Studying
Russian
Dear Friends:

Having finished the 850-page biography of Peter the Great that you recommended and the hefty autobiography of Galina Vishnevskaya (her husband was Rostropovich), and Ian Frazier's long Travels in Siberia, I have set about learning Russian, using the Pimsleur method, hoping that, before I die, I'll also learn to read the script and will know enough to read some Russian literature in the tongue it was written in.

And, before I should lose my nerve about long books, Hirohito and the Making of Modern Japan, by Herbert P. Bix (688 pp. without end matter) is putting me to sleep every night. (Will I have to learn Japanese when I finish?) One of my students is writing a book about a woman who, at the age of six, survived the Nagasaki atomic bomb, so I need to know more than my thimbleful of information about the war that I will always remember as The War. Who knew that incendiaries dropped by American bombers on Tokyo burned eighty thousand people alive? The fire was so fierce it destroyed some of the bombers above. Who knew that Hirohito himself was hawkish to the end, despite his tour of Tokyo after the fire, despite the similar bombings of more than sixty other cities, and despite Japan's need to draft boys and men older than sixty, having killed off all the available males between youth and old age.

Hirohito was merciless in his intentions to carry on, having ordered the manufacture of various suicide machines to be used against American troops in the invasion? Who knew that MacArthur himself and the U.S. government spared Hirohito, whom many Japanese as well as most Americans wanted to hang. But didn't because the occupation needed him as a figurehead in order to make the profound cultural changes in Japan that we imposed? And who knew that Russia's declaration of war against Japan hastened Truman's use of the atomic bombs? The continuing postwar imposition of censorship in both Japan and the United States resulted in Americans' persistent ignorance of these facts.

I am certainly ignorant, but it is a condition that Herbert P. Bix is quickly remedying. He included among the illustrations in his book a wonderful photograph of Douglas MacArthur beside Hirohito. The emperor, a worried look on his face, stands rigid, dressed formally in what I think is a morning coat, at least a head shorter than the general. MacArthur looms casually above Hirohito in an open-shirted tan uniform, no hat, his weight on one leg and his hands in his back pocket. Nobody could doubt who won the war. I hadn't known that the occupying American army were unarmed or that Americans wrote the constitution that they then imposed upon the Japanese, or that the occupation continued until the beginning of the Korean War. I suppose that, in addition to the censorship, I was too busy with junior high sock hops to know what was going on after The War was over.
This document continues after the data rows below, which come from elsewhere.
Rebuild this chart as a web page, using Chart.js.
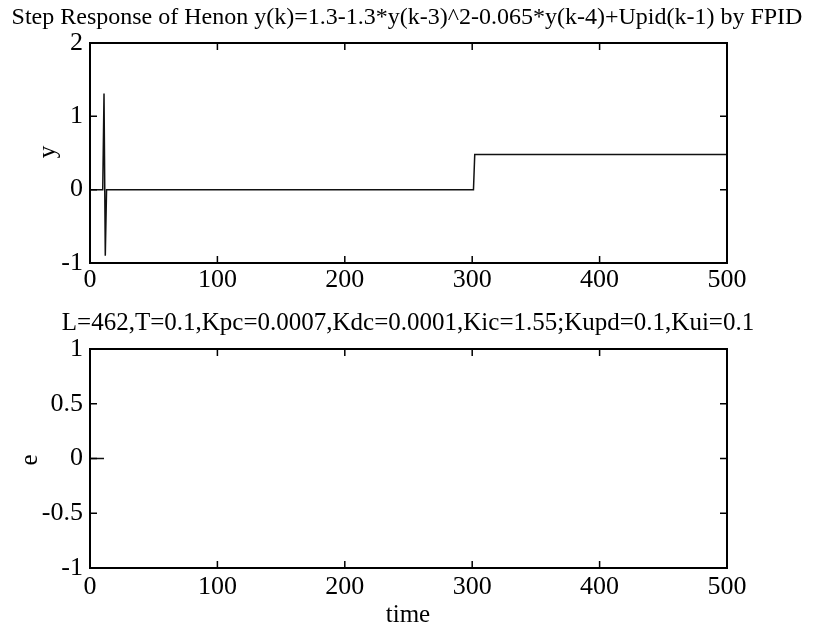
<!DOCTYPE html>
<html>
<head>
<meta charset="utf-8">
<script src="https://cdn.jsdelivr.net/npm/chart.js@4.4.1/dist/chart.umd.min.js"></script>
<style>
  html, body { margin: 0; padding: 0; background: #fff; font-family: "Liberation Serif", serif; }
  #wrap { position: relative; width: 813px; height: 628px; }
  .c { position: absolute; left: 0; }
</style>
</head>
<body>
<div id="wrap">
  <div class="c" style="top:0;width:813px;height:300px"><canvas id="c1"></canvas></div>
  <div class="c" style="top:300px;width:813px;height:328px"><canvas id="c2"></canvas></div>
</div>
<script>
// ---- data (turning points) ----
const kY = [0, 10, 11, 12, 13, 301, 302, 500];
const yVals = [0, 0, 1.31, -0.9, 0, 0, 0.48, 0.48];
const kE = [0, 11];
const eVals = [0, 0];
const xTicks = [0, 100, 200, 300, 400, 500];
const yTicksTop = [-1, 0, 1, 2];
const yTicksBottom = [-1, -0.5, 0, 0.5, 1];
const title1 = 'Step Response of Henon y(k)=1.3-1.3*y(k-3)^2-0.065*y(k-4)+Upid(k-1) by FPID';
const title2 = 'L=462,T=0.1,Kpc=0.0007,Kdc=0.0001,Kic=1.55;Kupd=0.1,Kui=0.1';

const FONT = 'Liberation Serif';
const TICK_FONT = { family: FONT, size: 26 };

function pts(xs, ys) { return xs.map((x, i) => ({ x: x, y: ys[i] })); }

function boxPlugin(texts) {
  return {
    id: 'boxTicks',
    afterDraw(chart) {
      const ctx = chart.ctx;
      const a = chart.chartArea;
      const xs = chart.scales.x, ys = chart.scales.y;
      ctx.save();
      ctx.strokeStyle = '#000';
      ctx.lineWidth = 2;
      ctx.strokeRect(a.left, a.top, a.right - a.left, a.bottom - a.top);
      ctx.lineWidth = 1.5;
      const L = 7;
      ctx.beginPath();
      xs.ticks.forEach(t => {
        const p = xs.getPixelForValue(t.value);
        ctx.moveTo(p, a.bottom); ctx.lineTo(p, a.bottom - L);
        ctx.moveTo(p, a.top); ctx.lineTo(p, a.top + L);
      });
      ys.ticks.forEach(t => {
        const p = ys.getPixelForValue(t.value);
        ctx.moveTo(a.left, p); ctx.lineTo(a.left + L, p);
        ctx.moveTo(a.right, p); ctx.lineTo(a.right - L, p);
      });
      ctx.stroke();
      ctx.fillStyle = '#000';
      ctx.textAlign = 'center';
      ctx.textBaseline = 'middle';
      texts.forEach(t => {
        ctx.save();
        ctx.font = t.size + 'px "' + FONT + '", serif';
        ctx.translate(t.x, t.y);
        if (t.rot) ctx.rotate(t.rot);
        ctx.fillText(t.text, 0, 0);
        ctx.restore();
      });
      ctx.restore();
    }
  };
}

function makeChart(id, xs, ys, yMin, yMax, yTicks, padding, texts) {
  return new Chart(document.getElementById(id), {
    type: 'line',
    data: {
      datasets: [{
        data: pts(xs, ys),
        borderColor: '#111',
        borderWidth: 1.5,
        pointRadius: 0,
        tension: 0,
        fill: false
      }]
    },
    options: {
      responsive: true,
      maintainAspectRatio: false,
      animation: false,
      layout: { padding: padding },
      plugins: { legend: { display: false }, tooltip: { enabled: false }, title: { display: false } },
      scales: {
        x: {
          type: 'linear', min: 0, max: 500,
          grid: { display: false, drawTicks: false }, border: { display: false },
          afterBuildTicks(s) { s.ticks = xTicks.map(v => ({ value: v })); },
          afterFit(s) { s.height = padding.axisH; },
          ticks: { font: TICK_FONT, color: '#000', padding: padding.tickPad, maxRotation: 0, autoSkip: false,
                   callback: v => String(v) }
        },
        y: {
          type: 'linear', min: yMin, max: yMax,
          grid: { display: false, drawTicks: false }, border: { display: false },
          afterBuildTicks(s) { s.ticks = yTicks.map(v => ({ value: v })); },
          afterFit(s) { s.width = 90; },
          ticks: { font: TICK_FONT, color: '#000', padding: 7, callback: v => String(v) }
        }
      }
    },
    plugins: [boxPlugin(texts)]
  });
}

function build() {
  makeChart('c1', kY, yVals, -1, 2, yTicksTop,
    { left: 0, right: 86, top: 43, bottom: 0, axisH: 37, tickPad: 2 },
    [
      { text: title1, x: 407, y: 18, size: 24 },
      { text: 'y', x: 48, y: 152, size: 25, rot: -Math.PI / 2 }
    ]);

  makeChart('c2', kE, eVals, -1, 1, yTicksBottom,
    { left: 0, right: 86, top: 49, bottom: 0, axisH: 60, tickPad: 4 },
    [
      { text: title2, x: 408, y: 23, size: 25 },
      { text: 'e', x: 30, y: 160, size: 25, rot: -Math.PI / 2 },
      { text: 'time', x: 408, y: 315, size: 25 }
    ]);
}

if (document.fonts && document.fonts.load) {
  Promise.all([
    document.fonts.load('24px "Liberation Serif"'),
    document.fonts.load('26px "Liberation Serif"')
  ]).then(build, build);
} else {
  build();
}
</script>
</body>
</html>
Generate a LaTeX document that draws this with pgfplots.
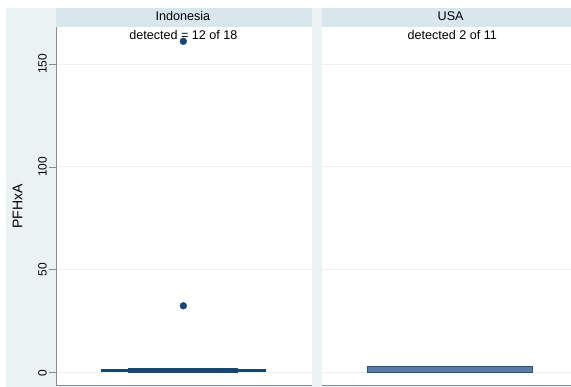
\documentclass[border=0pt]{standalone}
\usepackage{pgfplots}
\pgfplotsset{compat=1.18}
\usepgfplotslibrary{statistics}
\usepackage{fontspec}
\setmainfont{Liberation Sans}

\definecolor{bgouter}{HTML}{EAF2F3}
\definecolor{strip}{HTML}{D9E6EB}
\definecolor{gridc}{HTML}{EAF2F3}
\definecolor{axisgray}{HTML}{8C8C8C}
\definecolor{navy}{HTML}{1A476F}
\definecolor{usafill}{HTML}{5A7CA4}
\definecolor{usaedge}{HTML}{2A5382}

\pgfplotsset{
  panel/.style={
    scale only axis,
    width=256pt, height=359pt,
    anchor=south west,
    xmin=0, xmax=1,
    ymin=-6.31, ymax=167.96,
    axis background/.style={fill=white},
    axis line style={draw=none},
    xtick=\empty,
    ytick={0,50,100,150},
    ymajorgrids,
    grid style={gridc, line width=0.8pt},
    tick style={axisgray, line width=0.6pt},
    /pgf/number format/assume math mode=true,
    boxplot/draw direction=y,
    clip=false,
  },
}

\begin{document}
\begin{tikzpicture}[x=1pt,y=1pt]
  % canvas and graph region
  \path[fill=white] (0,0) rectangle (571,387);
  \path[fill=bgouter] (6,0) rectangle (571,379);

  % ---------- Indonesia ----------
  \begin{axis}[panel, at={(56pt,1pt)},
      major tick length=7pt,
      yticklabel style={rotate=90, font=\fontsize{12}{14}\selectfont, anchor=south, inner sep=2pt},
      ylabel={PFHxA},
      ylabel style={font=\fontsize{14}{16}\selectfont, at={(rel axis cs:0,0.5)}, anchor=south, rotate=0, yshift=30pt},
      ytick pos=left, ytick align=outside,
    ]
    \draw[axisgray, line width=0.9pt] (rel axis cs:0,0) -- (rel axis cs:0,1);
    \draw[axisgray, line width=0.9pt] (rel axis cs:0,0) -- (rel axis cs:1,0);
    % box
    \addplot+[boxplot prepared={lower whisker=0.6, lower quartile=0.6,
        median=1.1, upper quartile=1.6, upper whisker=1.6,
        draw position=0.498, box extend=0.637},
        draw=navy, fill=navy, line width=1.6pt, mark=none]
      coordinates {};
    % inner segment
    \addplot[navy, line width=5.5pt] coordinates {(0.281,1.1) (0.711,1.1)};
    % outside values
    \addplot[only marks, mark=*, mark size=3.4pt, navy, mark options={draw=navy, fill=navy}]
      coordinates {(0.498,161) (0.498,32.5)};
    \node[font=\fontsize{12.6}{14}\selectfont, anchor=north, inner sep=0pt]
      at (rel axis cs:0.498,0.992) {detected = 12 of 18};
  \end{axis}
  \path[fill=strip] (56,360) rectangle (312,379);
  \node[font=\fontsize{12.6}{14}\selectfont, anchor=base] at (183,366) {Indonesia};

  % ---------- USA ----------
  \begin{axis}[panel, at={(322pt,1pt)}, width=249pt, xmax=0.9727,
      ytick=\empty, extra y ticks={0,50,100,150}, extra y tick labels={},
      extra y tick style={major tick length=0pt, grid style={gridc, line width=0.8pt}},
    ]
    \draw[axisgray, line width=0.9pt] (rel axis cs:0,0) -- (rel axis cs:1,0);
    \addplot+[boxplot prepared={lower whisker=0, lower quartile=0,
        median=0, upper quartile=3.0, upper whisker=3.0,
        draw position=0.5, box extend=0.645},
        draw=usaedge, fill=usafill, line width=0.9pt, mark=none]
      coordinates {};
    \node[font=\fontsize{12.6}{14}\selectfont, anchor=north, inner sep=0pt]
      at (axis cs:0.51,166.4) {detected 2 of 11};
  \end{axis}
  \path[fill=strip] (322,360) rectangle (571,379);
  \node[font=\fontsize{12.6}{14}\selectfont, anchor=base] at (451,366) {USA};
\end{tikzpicture}
\end{document}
Now I must go study my Russian. Excuse me. Do you understand English? I understand only a little Russian. Are you an American? I am an American. Do you understand Russian? (This is about the extent of Lesson Number One. Winding my tongue around the word "little" --- there must be an nm or an mn at the beginning of the word --- is nearly impossible. Pimsleur is an oral method, and the spoken examples come at the rate of normal speech. I haven't been so tense as a student since I was learning long division in fifth grade, weeping at my desk.)